Vivien Chen: Are puns your thing? Then you should check out Vivien’s Noodle Shop mysteries, which takes place in a Chinese restaurant in Ohio.
Joe Ide: Joe is a Japanese American who was raised in South L.A. His protagonist, IQ, is a young Black man and the dialogue is whip perfect.
Scott Kikkawa: A historical set in Hawai’i in the 1950s before the territory officially became an American state.
Notable mysteries: I don’t think the following Asian American authors would identify themselves as mystery writers, but their novels have been awarded or nominated for Edgar awards: Pulitizer-winning THE SYMPATHIZER (Viet Nguyen); THE FOREIGNER (Francie Lee); COUNTRY OF ORIGIN (Don Lee); and SOUTHLAND (Nina Revoyr).
Non-Asian mystery writers who write Asian protagonists: S.J. Rozan’s private detective Lydia Chin is a wonderful character. Her mother, who also lives in New York City, plays a big role in Lydia’s life and occasionally stars in her own short story.

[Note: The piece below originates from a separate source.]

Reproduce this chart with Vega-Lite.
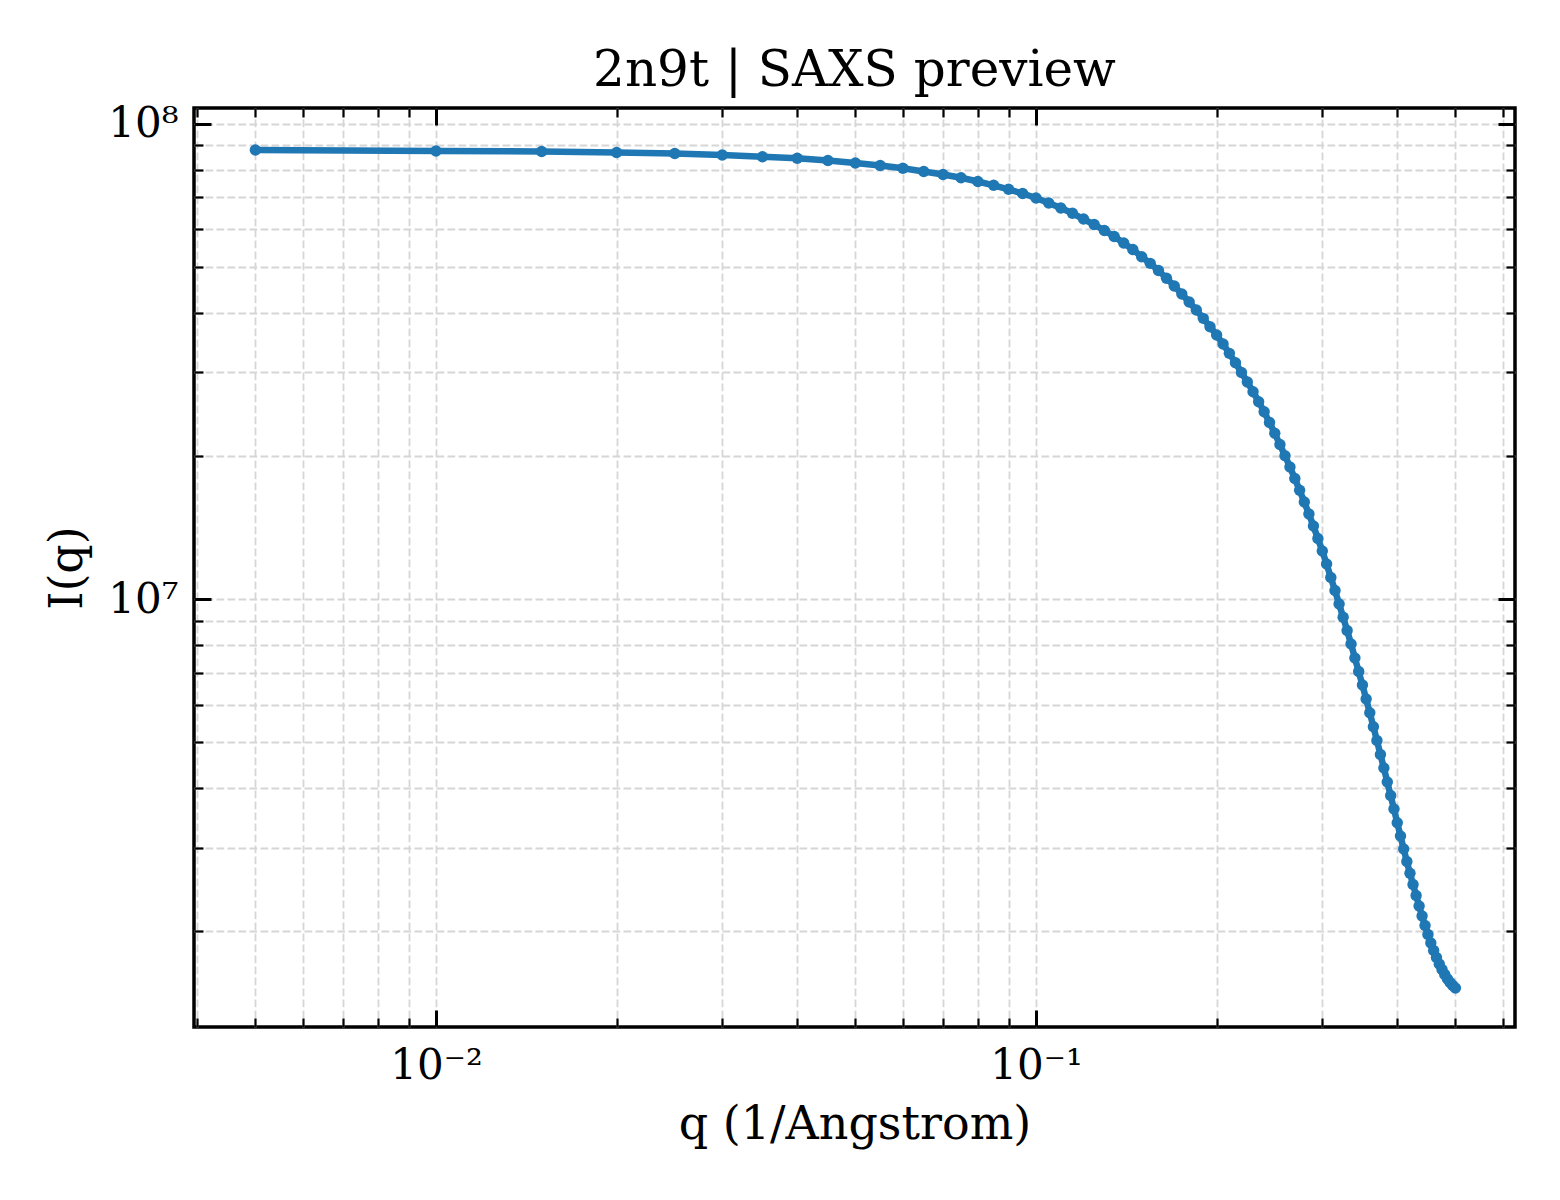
{
  "$schema": "https://vega.github.io/schema/vega-lite/v6.json",
  "description": "2n9t SAXS preview curve, I(q) against q on log-log axes",
  "autosize": {"type": "none"},
  "padding": {"left": 194, "top": 108, "right": 45, "bottom": 173},
  "width": 1321,
  "height": 919,
  "background": "white",
  "title": {
    "text": "2n9t | SAXS preview",
    "font": "DejaVu Serif",
    "fontSize": 50,
    "fontWeight": "normal",
    "color": "black",
    "anchor": "middle",
    "baseline": "alphabetic",
    "offset": -33
  },
  "data": {
    "values": [
      {"q": 0.005, "I": 87960000}, {"q": 0.01, "I": 87530000}, {"q": 0.015, "I": 87320000}, {"q": 0.02, "I": 86900000},
      {"q": 0.025, "I": 86480000}, {"q": 0.03, "I": 85850000}, {"q": 0.035, "I": 85150000}, {"q": 0.04, "I": 84490000},
      {"q": 0.045, "I": 83600000}, {"q": 0.05, "I": 82590000}, {"q": 0.055, "I": 81600000}, {"q": 0.06, "I": 80500000},
      {"q": 0.065, "I": 79260000}, {"q": 0.07, "I": 78120000}, {"q": 0.075, "I": 76880000}, {"q": 0.08, "I": 75510000},
      {"q": 0.085, "I": 74140000}, {"q": 0.09, "I": 72710000}, {"q": 0.095, "I": 71250000}, {"q": 0.1, "I": 69710000},
      {"q": 0.105, "I": 68050000}, {"q": 0.11, "I": 66420000}, {"q": 0.115, "I": 64740000}, {"q": 0.12, "I": 62970000},
      {"q": 0.125, "I": 61320000}, {"q": 0.13, "I": 59560000}, {"q": 0.135, "I": 57860000}, {"q": 0.14, "I": 56060000},
      {"q": 0.145, "I": 54330000}, {"q": 0.15, "I": 52460000}, {"q": 0.155, "I": 50810000}, {"q": 0.16, "I": 49070000},
      {"q": 0.165, "I": 47260000}, {"q": 0.17, "I": 45530000}, {"q": 0.175, "I": 43800000}, {"q": 0.18, "I": 42130000},
      {"q": 0.185, "I": 40530000}, {"q": 0.19, "I": 38930000}, {"q": 0.195, "I": 37380000}, {"q": 0.2, "I": 35910000},
      {"q": 0.205, "I": 34380000}, {"q": 0.21, "I": 32860000}, {"q": 0.215, "I": 31400000}, {"q": 0.22, "I": 29940000},
      {"q": 0.225, "I": 28600000}, {"q": 0.23, "I": 27290000}, {"q": 0.235, "I": 26000000}, {"q": 0.24, "I": 24770000},
      {"q": 0.245, "I": 23510000}, {"q": 0.25, "I": 22310000}, {"q": 0.255, "I": 21130000}, {"q": 0.26, "I": 20020000},
      {"q": 0.265, "I": 18950000}, {"q": 0.27, "I": 17920000}, {"q": 0.275, "I": 16930000}, {"q": 0.28, "I": 16000000},
      {"q": 0.285, "I": 15090000}, {"q": 0.29, "I": 14240000}, {"q": 0.295, "I": 13400000}, {"q": 0.3, "I": 12620000},
      {"q": 0.305, "I": 11850000}, {"q": 0.31, "I": 11100000}, {"q": 0.315, "I": 10420000}, {"q": 0.32, "I": 9761000},
      {"q": 0.325, "I": 9152000}, {"q": 0.33, "I": 8585000}, {"q": 0.335, "I": 8042000}, {"q": 0.34, "I": 7515000},
      {"q": 0.345, "I": 7039000}, {"q": 0.35, "I": 6594000}, {"q": 0.355, "I": 6162000}, {"q": 0.36, "I": 5766000},
      {"q": 0.365, "I": 5388000}, {"q": 0.37, "I": 5040000}, {"q": 0.375, "I": 4710000}, {"q": 0.38, "I": 4411000},
      {"q": 0.385, "I": 4122000}, {"q": 0.39, "I": 3862000}, {"q": 0.395, "I": 3617000}, {"q": 0.4, "I": 3385000},
      {"q": 0.405, "I": 3174000}, {"q": 0.41, "I": 2980000}, {"q": 0.415, "I": 2805000}, {"q": 0.42, "I": 2650000},
      {"q": 0.425, "I": 2510000}, {"q": 0.43, "I": 2380000}, {"q": 0.435, "I": 2262000}, {"q": 0.44, "I": 2154000},
      {"q": 0.445, "I": 2058000}, {"q": 0.45, "I": 1970000}, {"q": 0.455, "I": 1891000}, {"q": 0.46, "I": 1823000},
      {"q": 0.465, "I": 1762000}, {"q": 0.47, "I": 1708000}, {"q": 0.475, "I": 1663000}, {"q": 0.48, "I": 1623000},
      {"q": 0.485, "I": 1588000}, {"q": 0.49, "I": 1561000}, {"q": 0.495, "I": 1539000}, {"q": 0.5, "I": 1520000}
    ]
  },
  "layer": [
    {
      "mark": {"type": "line", "opacity": 0},
      "encoding": {
        "x": {
          "field": "q", "type": "quantitative",
          "scale": {"type": "log", "domain": [0.003951, 0.6285], "nice": false},
          "axis": {
            "orient": "bottom", "title": null, "labels": false, "grid": true,
            "values": [0.004, 0.005, 0.006, 0.007, 0.008, 0.009, 0.02, 0.03, 0.04, 0.05, 0.06, 0.07, 0.08, 0.09, 0.2, 0.3, 0.4, 0.5, 0.6],
            "tickSize": -9, "tickWidth": 2.2
          }
        },
        "y": {
          "field": "I", "type": "quantitative",
          "scale": {"type": "log", "domain": [1258700, 107800000], "nice": false},
          "axis": {
            "orient": "left", "title": null, "labels": false, "grid": true,
            "values": [2000000, 3000000, 4000000, 5000000, 6000000, 7000000, 8000000, 9000000, 20000000, 30000000, 40000000, 50000000, 60000000, 70000000, 80000000, 90000000],
            "tickSize": -9, "tickWidth": 2.2
          }
        }
      }
    },
    {
      "mark": {"type": "line", "opacity": 0},
      "encoding": {
        "x": {
          "field": "q", "type": "quantitative",
          "scale": {"type": "log", "domain": [0.003951, 0.6285], "nice": false},
          "axis": {
            "orient": "top", "title": null, "labels": false, "grid": false,
            "values": [0.004, 0.005, 0.006, 0.007, 0.008, 0.009, 0.02, 0.03, 0.04, 0.05, 0.06, 0.07, 0.08, 0.09, 0.2, 0.3, 0.4, 0.5, 0.6],
            "tickSize": -9, "tickWidth": 2.2
          }
        },
        "y": {
          "field": "I", "type": "quantitative",
          "scale": {"type": "log", "domain": [1258700, 107800000], "nice": false},
          "axis": {
            "orient": "right", "title": null, "labels": false, "grid": false,
            "values": [2000000, 3000000, 4000000, 5000000, 6000000, 7000000, 8000000, 9000000, 20000000, 30000000, 40000000, 50000000, 60000000, 70000000, 80000000, 90000000],
            "tickSize": -9, "tickWidth": 2.2
          }
        }
      }
    },
    {
      "mark": {"type": "line", "opacity": 0},
      "encoding": {
        "x": {
          "field": "q", "type": "quantitative",
          "scale": {"type": "log", "domain": [0.003951, 0.6285], "nice": false},
          "axis": {
            "orient": "top", "title": null, "labels": false, "grid": false,
            "values": [0.01, 0.1], "tickSize": -17, "tickWidth": 3
          }
        },
        "y": {
          "field": "I", "type": "quantitative",
          "scale": {"type": "log", "domain": [1258700, 107800000], "nice": false},
          "axis": {
            "orient": "right", "title": null, "labels": false, "grid": false,
            "values": [10000000, 100000000], "tickSize": -17, "tickWidth": 3
          }
        }
      }
    },
    {
      "mark": {"type": "line", "color": "#1f77b4", "strokeWidth": 6.5},
      "encoding": {
        "x": {
          "field": "q", "type": "quantitative",
          "scale": {"type": "log", "domain": [0.003951, 0.6285], "nice": false},
          "axis": {
            "orient": "bottom", "title": "q (1/Angstrom)", "grid": true,
            "values": [0.01, 0.1],
            "labelExpr": "datum.value < 0.05 ? '10⁻²' : '10⁻¹'",
            "tickSize": -17, "tickWidth": 3, "labelPadding": 35, "titlePadding": 16
          }
        },
        "y": {
          "field": "I", "type": "quantitative",
          "scale": {"type": "log", "domain": [1258700, 107800000], "nice": false},
          "axis": {
            "orient": "left", "title": "I(q)", "grid": true,
            "values": [10000000, 100000000],
            "labelExpr": "datum.value < 50000000 ? '10⁷' : '10⁸'",
            "tickSize": -17, "tickWidth": 3, "labelPadding": 33, "titlePadding": 16
          }
        }
      }
    },
    {
      "mark": {"type": "point", "filled": true, "color": "#1f77b4", "size": 130, "opacity": 1},
      "encoding": {
        "x": {"field": "q", "type": "quantitative", "scale": {"type": "log", "domain": [0.003951, 0.6285], "nice": false}, "axis": null},
        "y": {"field": "I", "type": "quantitative", "scale": {"type": "log", "domain": [1258700, 107800000], "nice": false}, "axis": null}
      }
    }
  ],
  "resolve": {"axis": {"x": "independent", "y": "independent"}},
  "config": {
    "view": {"stroke": "black", "strokeWidth": 3.5},
    "axis": {
      "domain": false,
      "tickColor": "black",
      "gridColor": "#d6d6d6",
      "gridDash": [7.7, 3.3],
      "gridWidth": 1.8,
      "labelFont": "DejaVu Serif",
      "labelFontSize": 42,
      "labelColor": "black",
      "labelFlush": false,
      "labelOverlap": false,
      "titleFont": "DejaVu Serif",
      "titleFontSize": 46,
      "titleFontWeight": "normal",
      "titleColor": "black"
    }
  }
}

FINAL LIGHTNING ROUND! These are meant to be super short answers, so please don’t put a lot of energy into them! They are mostly for fun 🙂
Favorite running shoes? Saucony’s ISO Peregrine Trail-Running Shoe
Favorite book as a child? All-of-a-Kind Family
Favorite traditional Hawaiian food dish/item? Chicken long rice
Favorite activity to do with family? Walk
Favorite restaurant in Southern California? Sakae Sushi in Gardena–they only offer take-out and most of it is vegetarian
Favorite mystery/thriller crime book from the past couple years? Tana French’s FAITHFUL PLACE. Tana is one of my favorite mystery writers and I’ve been trying to catch up with everything she’s written. (I’m still behind.)
About the Author
Naomi Hirahara is the Edgar Award-winning author of two mystery series set in Southern California. Her Mas Arai series, which features a Hiroshima survivor and Altadena gardener, ended with the publication of Hiroshima Boy in 2018. The books have been translated into Japanese, Korean and French. The first in her Officer Ellie Rush bicycle cop mystery series received the T. Jefferson Parker Mystery Award. Her new mystery set in Hawai’i, Iced in Paradise, was released in September 2019. She is currently working on Clark and Division, a historical mystery set in 1944 Chicago which will be published by Soho Crime in 2021. A former editor of The Rafu Shimpo newspaper, she has also published noir short stories, middle-grade fiction (1001 Cranes) and nonfiction history books. She born in Pasadena and currently lives there today. For more information, go to http://www.naomihirahara.com.
Find Naomi on: Website | Facebook | Instagram | Twitter
Has your TBR not exploded?! Because mine definitely has. Thank you Naomi for visiting the Pond, and for making me feel entirely at home with your books featuring characters that reflect my experience. This is something I have been personally looking for, for my entire life. So, thank you, thank you, thank you!